No one has demonstrated any political affinity between the two men. Rev Wright described himself to the Christian Science Monitor last year as more a sparring partner than a mentor. Mr Obama has dropped Rev Wright from his campaign. Yet voters, with good reason, remain worried.

Mr Obama has chosen to reassure them not by minimising the meaning of Rev Wright’s anger but by maximising it, showing it to be part of a widespread subterranean current. “That anger,” Mr Obama says, “may not get expressed in public, in front of white co-workers or white friends. But it does find voice in the barbershop or around the kitchen table.”

While attacking Rev Wright’s harsher sermons, Mr Obama defended him as a man, described him as “like family” and portrayed his views as the by-product of a broader social failure in the aftermath of the civil rights movement, one that afflicts both blacks and whites.

“I can no more disown him,” Mr Obama said, “than I can my white grandmother – a woman who helped raise me, a woman who sacrificed again and again for me, a woman who loves me as much as she loves anything in this world, but a woman who once confessed her fear of black men who passed by her on the street.”

This use of his own grandmother as a prop in a wider argument has led many to attack Mr Obama as simplistic and cynical. What is the equivalence between a grandmother’s fear of black crime, for which statistics give some grounds, and a preacher’s free-floating ideas that the US government is engaged in germ warfare against its own citizens?

But this is actually where the subtlety of Mr Obama’s argument lies. It explains why he chose to strip his speech of customary euphemisms. The cornerstone of all his policies on race has been that black progress, as he said on Tuesday, “means binding our particular grievances – for better healthcare, and better schools, and better jobs – to the larger aspirations of all Americans”.

Obviously, this means that blacks need to know what the aspirations of other Americans are.

Under the present system of race relations, that cannot happen. A very interesting book published this week shows why. In Racial Paranoia (Basic Books, $26/L15.99), the University of Pennsylvania anthropologist John L. Jackson Jr suggests that extravagant theories of white racism – from the widespread Aids rumour to Louis Farrakhan’s allegation that the US actually blew up the levees to cause the deadly New Orleans floods during Hurricane Katrina – have their roots in the decorous language that mostly white leaders have invented for talking about race.

The US has not managed to eliminate racism, Mr Jackson thinks, but it has succeeded in eliminating racist talk. Remarks the slightest bit “insensitive” draw draconian punishment. White people, because they feel thoroughly oppressed by this regime, assume that it must be some kind of “gift” to minorities, especially blacks.

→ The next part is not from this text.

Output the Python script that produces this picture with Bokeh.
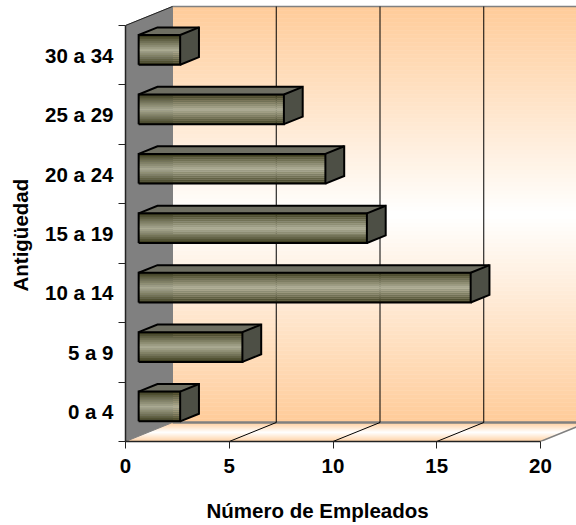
from bokeh.plotting import figure
from bokeh.models import Range1d, FixedTicker, Title, LinearAxis
from bokeh.embed import file_html
from bokeh.resources import INLINE

categories = ["0 a 4", "5 a 9", "10 a 14", "15 a 19", "20 a 24", "25 a 29", "30 a 34"]
empleados = [2, 5, 16, 11, 9, 7, 2]
x_ticks = [0, 5, 10, 15, 20]
x_title = "Número de Empleados"
y_title = "Antigüedad"

PX_X = 20.75
PX_Y = 416 / 7
DX, DY = 47 / PX_X, 19 / PX_Y
FONT = "Liberation Sans"
FS = "20.5px"


def mix(a, b, t):
    return "#%02x%02x%02x" % tuple(round(a[i] + (b[i] - a[i]) * t) for i in range(3))


PEACH, WHITE = (255, 204, 153), (255, 255, 255)

p = figure(width=576, height=525, output_backend="svg", toolbar_location=None,
           x_range=Range1d(0, 451 / PX_X), y_range=Range1d(0, 441 / PX_Y),
           min_border_left=125, min_border_right=0, min_border_top=0, min_border_bottom=84,
           outline_line_color=None, background_fill_color="white", border_fill_color="white",
           margin=(0, 0, 0, 0))
p.grid.visible = False

xmax = x_ticks[-1]
ymax = len(categories)

# back wall gradient
n = 104
t0, t1 = [], []
cols = []
for i in range(n):
    a, b = DY + ymax * i / n, DY + ymax * (i + 1) / n
    t0.append(a); t1.append(b)
    cols.append(mix(PEACH, WHITE, 1 - abs(2 * (i + .5) / n - 1)))
p.quad(left=DX, right=DX + xmax + 2, bottom=t0, top=t1, fill_color=cols, line_color=cols, line_width=0.5)

# floor gradient
m = 19
xs, ys, fc = [], [], []
for i in range(m):
    a, b = i / m, (i + 1) / m
    xs.append([a * DX, xmax + a * DX, xmax + b * DX, b * DX])
    ys.append([a * DY, a * DY, b * DY, b * DY])
    fc.append(mix(PEACH, WHITE, 1 - abs(2 * (i + .5) / m - 1)))
p.patches(xs, ys, fill_color=fc, line_color=fc, line_width=0.5)

# left wall
p.patch([0, DX, DX, 0], [0, DY, ymax + DY, ymax], fill_color="#808080", line_color="#808080")

# wall and floor edges
p.line([DX, DX + xmax + 2], [DY, DY], line_color="#808080", line_width=2.5)
p.line([DX, DX + xmax + 2], [ymax + DY, ymax + DY], line_color="#808080", line_width=1.5)
p.line([xmax, xmax + DX], [0, DY], line_color="#808080", line_width=1.5)
p.line([0, DX], [ymax, ymax + DY], line_color="#222222", line_width=1)

# gridlines
for t in x_ticks[1:-1]:
    p.line([t, t + DX, t + DX], [0, DY, ymax + DY], line_color="#000000", line_width=1)

# bars
D0, D1 = 0.28, 0.68
BAR = 0.5
C_DARK, C_LIGHT = (48, 48, 16), (170, 170, 146)
bands = 15
for i, v in enumerate(empleados):
    lo = i + .5 - BAR / 2 + D0 * DY
    hi = lo + BAR
    x0 = D0 * DX
    x1 = v + D0 * DX
    ox, oy = (D1 - D0) * DX, (D1 - D0) * DY
    # top and side faces
    p.patch([x0, x1, x1 + ox, x0 + ox], [hi, hi, hi + oy, hi + oy], fill_color="#6f6f62", line_color=None)
    p.patch([x1, x1 + ox, x1 + ox, x1], [lo, lo + oy, hi + oy, hi], fill_color="#4d4f45", line_color=None)
    # front face
    b0, b1, bc = [], [], []
    for k in range(bands):
        b0.append(lo + BAR * k / bands)
        b1.append(lo + BAR * (k + 1) / bands)
        bc.append(mix(C_DARK, C_LIGHT, (1 - abs(2 * (k + .5) / bands - 1)) ** 0.8))
    p.quad(left=x0, right=x1, bottom=b0, top=b1, fill_color=bc, line_color=bc, line_width=0.3)
    # outlines
    p.multi_line([[x0, x1, x1, x0, x0], [x0, x0 + ox, x1 + ox, x1 + ox, x1], [x1, x1 + ox]],
                 [[lo, lo, hi, hi, lo], [hi, hi + oy, hi + oy, lo + oy, lo], [hi, hi + oy]],
                 line_color="#000000", line_width=2, line_join="miter")

# axes
ax = p.xaxis[0]
ax.ticker = FixedTicker(ticks=x_ticks)
ax.bounds = (0, xmax)
ax.axis_line_color = "#222222"
ax.axis_line_width = 1.5
ax.major_tick_line_color = "#222222"
ax.major_tick_out = 7
ax.major_tick_in = 0
ax.minor_tick_line_color = None
ax.major_label_text_font = FONT
ax.major_label_text_font_style = "bold"
ax.major_label_text_font_size = FS
ax.major_label_text_color = "black"
ax.major_label_standoff = 10

ay = p.yaxis[0]
ay.ticker = FixedTicker(ticks=[i + .5 for i in range(ymax)], minor_ticks=list(range(ymax + 1)))
ay.major_label_overrides = {i + .5: c for i, c in enumerate(categories)}
ay.bounds = (0, ymax)
ay.axis_line_color = "#222222"
ay.axis_line_width = 1.5
ay.major_tick_line_color = None
ay.major_tick_out = 0
ay.major_tick_in = 0
ay.minor_tick_line_color = "#222222"
ay.minor_tick_out = 7
ay.minor_tick_in = 0
ay.major_label_text_font = FONT
ay.major_label_text_font_style = "bold"
ay.major_label_text_font_size = FS
ay.major_label_text_color = "black"
ay.major_label_standoff = 5


def spacer(size):
    return LinearAxis(ticker=FixedTicker(ticks=[1]), axis_line_color=None, major_tick_line_color=None,
                      minor_tick_line_color=None, major_tick_in=0, major_tick_out=size,
                      minor_tick_in=0, minor_tick_out=0, major_label_text_color=None,
                      major_label_text_font_size="1px", major_label_standoff=0,
                      major_label_overrides={1: " "})


p.add_layout(spacer(19), "below")
p.add_layout(spacer(8), "left")
p.add_layout(Title(text=x_title, align="left", offset=81, standoff=5, text_font=FONT,
                   text_font_style="bold", text_font_size=FS, text_color="black"), "below")
p.add_layout(Title(text=y_title, align="left", offset=150, standoff=5, text_font=FONT,
                   text_font_style="bold", text_font_size=FS, text_color="black"), "left")

open("out.html", "w").write(file_html(p, INLINE))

It is not. It is more like a torment. It renders the power structure more opaque to blacks than it has ever been, leaving what Mr Jackson calls a “scary disconnect between the specifics of what gets said and the hazy possibilities of what kinds of things are truly meant”. If the historic enemies of your people suddenly began talking about you in what can fairly be called a secret code, how inclined would you be to trust in their protestations of generosity?

This is the core of the problem Mr Obama aims to address. Bringing subterranean racial narratives into the light of day, where they can be debated openly, is a risk. Although the early news coverage of his speech has been positive, polls appear show that what Americans most want from Mr Obama is a simple demonstration that he is not like Rev Wright.

That is not exactly what they got. But they did get something better: the offer of a more intimate relationship among the races, a less instrumental use of them by US politicians and a breaking of the monopoly on interracial dialogue that has until now been held by elite censors. Americans ought to take him up on it.